All these sites have PSTN connections and they can all call each other fine. They are all connected via DMVPN so currently I have site codes set up that are as follows and using these site codes and the last 4 digits the call will go over the IP network and save the company come money, however this relies on the people to dial the site codes.

"Site A" #01

"Site B" #02

"Site C" #03

What I'm wondering is this. Is it possible to configure the gateways or the CUCM to see the a number in a range being dialed and automatically translate it to the site code + the last four digits so the call automatically goes over the IP network. There is one stipulation, the fax lines need to be excluded.

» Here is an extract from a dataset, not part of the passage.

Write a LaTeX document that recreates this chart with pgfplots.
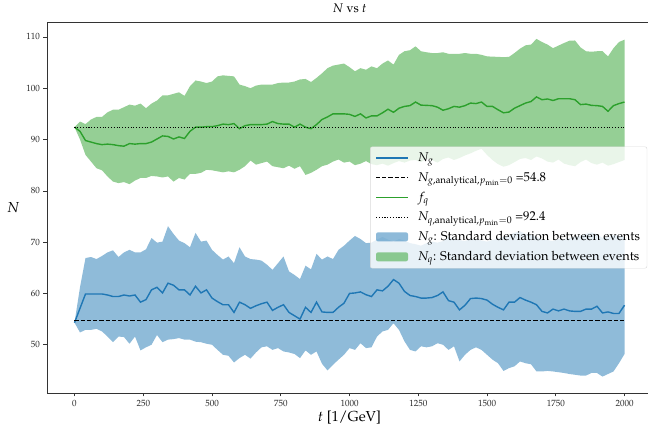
\documentclass[border=0pt]{standalone}
\usepackage[T1]{fontenc}
\usepackage{mathpazo}
\usepackage{pgfplots}
\pgfplotsset{compat=1.18}
\usepackage{pgfplotstable}
\usepgfplotslibrary{fillbetween}

\definecolor{tabblue}{HTML}{1F77B4}
\definecolor{tabgreen}{HTML}{2CA02C}

% gluon multiplicity: mean and mean +/- one standard deviation
\pgfplotstableread{
t    mean  up    lo
0    54.3  54.3  54.3
20   57.1  61.2  52.4
40   59.9  66.9  52.9
60   59.9  67.1  52.9
80   59.9  66.7  53.1
100  59.9  67.3  52.6
120  59.7  68.0  51.6
140  59.4  68.4  50.5
160  59.4  67.1  51.6
180  59.7  68.0  51.5
200  59.5  68.5  50.2
220  59.7  68.0  51.6
240  58.3  68.0  48.9
260  58.8  68.6  49.5
280  60.7  70.8  50.0
300  61.2  69.9  51.9
320  60.1  70.1  50.5
340  62.0  73.1  51.0
360  61.6  71.6  51.1
380  60.7  70.3  51.3
400  60.7  69.8  51.0
420  59.7  69.0  51.0
440  61.4  71.8  50.6
460  60.1  70.1  50.5
480  60.7  70.3  50.2
500  59.1  68.5  50.0
520  58.4  67.5  49.0
540  57.8  66.6  48.05
560  57.8  67.2  47.85
580  56.3  65.9  46.55
600  58.3  69.0  47.4
620  57.8  67.2  48.05
640  57.1  66.7  47.3
660  57.6  66.6  48.5
680  58.0  66.4  49.5
700  58.3  65.6  49.7
720  56.7  64.6  49.0
740  57.3  65.9  49.35
760  57.8  67.2  48.7
780  56.3  64.3  48.5
800  55.65 63.6  48.2
820  55.0  62.8  47.4
840  57.3  65.4  48.9
860  56.3  64.7  48.05
880  58.3  67.7  48.7
900  56.4  66.6  46.3
920  56.3  67.2  45.0
940  56.3  66.7  46.1
960  57.3  68.5  47.1
980  58.1  69.3  48.05
1000 60.0  70.3  49.35
1020 60.1  71.2  49.0
1040 60.3  70.6  50.3
1060 59.75 69.8  49.35
1080 59.4  69.9  49.5
1100 60.7  70.5  51.6
1120 60.5  71.0  52.6
1140 61.4  70.5  52.9
1160 62.7  70.1  54.2
1180 62.0  70.6  52.9
1200 60.4  70.3  50.65
1220 59.6  69.8  49.0
1240 59.4  69.6  48.7
1260 59.1  69.3  49.7
1280 59.1  69.8  49.5
1300 59.2  70.1  49.7
1320 59.6  69.9  50.3
1340 60.3  70.2  50.0
1360 58.6  71.0  49.0
1380 58.3  70.6  49.7
1400 56.8  70.4  46.75
1420 57.7  70.2  48.05
1440 59.0  70.6  49.0
1460 59.1  70.6  49.5
1480 59.0  70.3  49.0
1500 58.7  70.1  48.05
1520 57.9  70.4  47.1
1540 57.3  70.7  46.4
1560 56.8  71.0  44.9
1580 58.3  71.3  45.45
1600 58.3  71.8  45.8
1620 59.2  72.1  46.75
1640 58.7  71.6  46.4
1660 58.3  71.4  46.2
1680 57.8  71.0  44.8
1700 56.5  70.5  44.8
1720 56.2  70.4  44.9
1740 56.95 70.2  44.8
1760 56.6  70.6  44.65
1780 56.95 70.6  44.5
1800 56.6  70.8  44.3
1820 56.5  71.0  44.15
1840 56.5  71.3  44.0
1860 56.95 71.6  44.0
1880 56.95 71.9  44.5
1900 57.5  71.5  44.5
1920 56.2  70.8  43.8
1940 56.4  71.0  44.3
1960 56.1  71.4  44.8
1980 56.1  71.2  46.4
2000 57.7  71.0  48.2
}\gluontab

% quark multiplicity: mean and mean +/- one standard deviation
\pgfplotstableread{
t    mean  up     lo
0    92.4  92.4   92.4
20   91.6  93.5   90.0
40   89.8  93.0   87.0
60   89.5  93.9   85.7
80   89.2  94.4   84.4
100  89.0  94.4   84.0
120  89.1  95.3   82.8
140  89.0  95.8   81.8
160  88.8  95.8   81.5
180  88.7  96.3   81.7
200  89.2  96.8   81.3
220  89.1  96.6   82.0
240  89.2  97.0   82.5
260  89.2  96.1   82.5
280  89.5  97.0   82.9
300  90.1  97.6   82.8
320  90.7  98.6   82.6
340  90.6  98.6   82.8
360  90.1  98.9   81.8
380  90.5  99.2   82.5
400  90.2  98.5   82.2
420  91.6  100.4  83.3
440  92.4  101.5  83.3
460  92.4  101.3  83.5
480  92.5  101.0  84.1
500  92.5  101.3  84.0
520  92.7  102.3  83.8
540  93.0  102.5  83.6
560  92.9  102.4  83.8
580  93.1  102.3  83.6
600  92.1  100.7  84.1
620  92.7  100.4  84.8
640  92.9  100.0  85.9
660  92.9  100.5  85.1
680  92.9  100.7  85.4
700  93.0  100.7  85.7
720  93.5  100.7  84.8
740  93.1  101.0  84.6
760  93.0  101.1  84.4
780  93.0  101.1  84.9
800  92.4  101.3  84.3
820  93.0  101.7  84.8
840  92.4  101.8  83.1
860  92.1  101.2  83.5
880  92.9  102.0  84.1
900  93.9  102.9  84.8
920  94.4  103.9  85.1
940  95.0  104.4  85.7
960  95.0  104.6  86.1
980  95.0  104.8  85.5
1000 94.9  104.1  85.7
1020 94.5  103.3  85.0
1040 95.0  103.9  85.3
1060 94.2  103.6  85.8
1080 94.6  104.25 85.2
1100 94.6  103.9  85.0
1120 95.2  104.8  85.3
1140 95.9  105.4  84.9
1160 95.3  104.6  85.4
1180 96.1  106.5  85.8
1200 96.45 107.2  85.5
1220 96.6  107.4  85.9
1240 97.3  108.15 86.0
1260 96.7  107.2  85.6
1280 96.65 107.0  86.3
1300 96.6  106.85 86.0
1320 96.3  106.85 85.5
1340 95.7  107.0  86.2
1360 96.0  106.7  86.5
1380 96.45 106.7  86.0
1400 96.3  106.7  86.4
1420 96.6  106.85 86.9
1440 97.1  106.7  87.3
1460 97.0  106.7  87.8
1480 97.3  106.5  88.2
1500 96.45 106.2  87.0
1520 96.45 106.15 86.0
1540 95.8  106.1  85.2
1560 95.2  106.05 84.7
1580 95.35 106.1  85.0
1600 96.1  106.85 85.6
1620 96.6  107.7  86.2
1640 97.1  108.35 86.4
1660 97.4  108.5  86.0
1680 98.3  109.6  86.7
1700 97.75 109.0  86.3
1720 97.9  108.5  85.7
1740 97.6  107.8  85.5
1760 97.95 108.3  86.1
1780 97.95 108.8  85.3
1800 97.95 109.25 85.0
1820 97.75 109.3  84.8
1840 96.8  107.95 85.6
1860 96.9  107.2  86.1
1880 96.65 107.1  85.4
1900 96.6  107.2  85.1
1920 96.45 107.2  85.5
1940 95.5  106.2  84.9
1960 96.6  107.8  85.2
1980 97.0  109.0  85.6
2000 97.3  109.45 86.0
}\quarktab

\pgfplotsset{
  longline/.style={legend image code/.code={\draw[##1] (0pt,0pt) -- (32pt,0pt);}},
  longarea/.style={legend image code/.code={\fill[##1] (0pt,-4.5pt) rectangle (32pt,4.5pt);}},
}

\begin{document}
\begin{tikzpicture}
\begin{axis}[
  scale only axis, width=605pt, height=371pt,
  xmin=-100, xmax=2100, ymin=40.6, ymax=112.9,
  xtick={0,250,...,2000}, ytick={50,60,...,110},
  tick align=outside, tick pos=left, major tick length=3.5pt,
  tick style={black!80, line width=0.6pt},
  axis line style={black!80, line width=0.8pt},
  ticklabel style={font=\fontsize{9}{10}\selectfont, text=black!85},
  /pgf/number format/1000 sep={},
  xlabel={$t$ [1/GeV]}, ylabel={$N$},
  label style={font=\fontsize{14.5}{16}\selectfont},
  xlabel style={yshift=2pt},
  ylabel style={rotate=-90},
  title={$N$ vs $t$}, title style={font=\fontsize{12.5}{14}\selectfont},
  legend cell align=left,
  legend style={at={(rel axis cs:0.992,0.5)}, anchor=east, draw=black!15,
    fill=white, fill opacity=0.8, text opacity=1, rounded corners=2pt,
    font=\fontsize{12.8}{14}\selectfont, inner xsep=5pt, inner ysep=4pt,
    nodes={fill=none}, row sep=5.2pt,
    /tikz/every odd column/.append style={column sep=7pt}},
]
% bands of one standard deviation
\addplot[name path=gup, draw=none, forget plot] table[x=t, y=up] {\quarktab};
\addplot[name path=glo, draw=none, forget plot] table[x=t, y=lo] {\quarktab};
\addplot[fill=tabgreen, fill opacity=0.5, draw=none, forget plot] fill between[of=gup and glo];
\addplot[name path=bup, draw=none, forget plot] table[x=t, y=up] {\gluontab};
\addplot[name path=blo, draw=none, forget plot] table[x=t, y=lo] {\gluontab};
\addplot[fill=tabblue, fill opacity=0.5, draw=none, forget plot] fill between[of=bup and blo];

% means and analytical values
\addplot[tabblue, line width=1.4pt, longline] table[x=t, y=mean] {\gluontab};
\addlegendentry{$N_g$}
\addplot[black, line width=1.1pt, dash pattern=on 4.2pt off 2pt, longline] coordinates {(0,54.8) (2000,54.8)};
\addlegendentry{$N_{g,\mathrm{analytical},p_{\mathrm{min}}=0}$ =54.8}
\addplot[tabgreen, line width=1.4pt, longline] table[x=t, y=mean] {\quarktab};
\addlegendentry{$f_q$}
\addplot[black, line width=1.1pt, dash pattern=on 1.1pt off 1.7pt, longline] coordinates {(0,92.4) (2000,92.4)};
\addlegendentry{$N_{q,\mathrm{analytical},p_{\mathrm{min}}=0}$ =92.4}
\addlegendimage{longarea, fill=tabblue, fill opacity=0.5, draw=none}
\addlegendentry{$N_g$: Standard deviation between events}
\addlegendimage{longarea, fill=tabgreen, fill opacity=0.5, draw=none}
\addlegendentry{$N_q$: Standard deviation between events}
\end{axis}
\pgfresetboundingbox
\path[use as bounding box] ([xshift=-47pt,yshift=-34pt]current axis.south west)
  rectangle ([xshift=-4pt,yshift=22pt]current axis.north east);
\end{tikzpicture}
\end{document}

Any help would be great, if I haven't asked this correctly or if it's confusing at all please let me know.

Thanks,

BR

3 Replies 3

Chris Deren
Hall of Fame
Hall of Fame

Sure, simply create translation pattern to match the DID ranges and strip/prefix digits accordingly, there is actually a topic on this in CUCM SRND.

HTH,

Chris

I can't find the SRND dealing with this, do you have a link?

Also, are you sure you ca specify a range of DID's? Because one of the obvious issues is that if the dial pattern sees a number that is outside that range for instance 1112224001 it will try to send that over the IP network and fail. These are the little details that I'm thinking could through a monkey wrench into my plans.

Thanks for your help!

BR

From SRND:

You can force calls to on-net destinations, but dialed as PSTN calls, to be routed on-net within the

cluster by adding translation patterns that match the E.164 DID ranges for each site and that

manipulate the digits so they match the destination's internal extension. For example, if a DN is

reachable on-net by dialing 1234, but someone within the system dials this same destination as 9 1

415 555 1234, you can force the call to be kept on-net by creating a translation pattern 9 1 415

555.1XXX, which removes all digits pre-dot and routes the call on-net to the resulting number.

However, remember to configure the AAR calling search space to exclude the partition containing

the "force on-net" translation patterns but to include a partition containing the regular route patterns

pointing to the PSTN, so that automated PSTN failover is possible when the IP WAN is out of

bandwidth.

Your TP ranges will only need to only include your own DIDs, of if your DID ranges are no consecutive, you will need to build seperate TP for each range.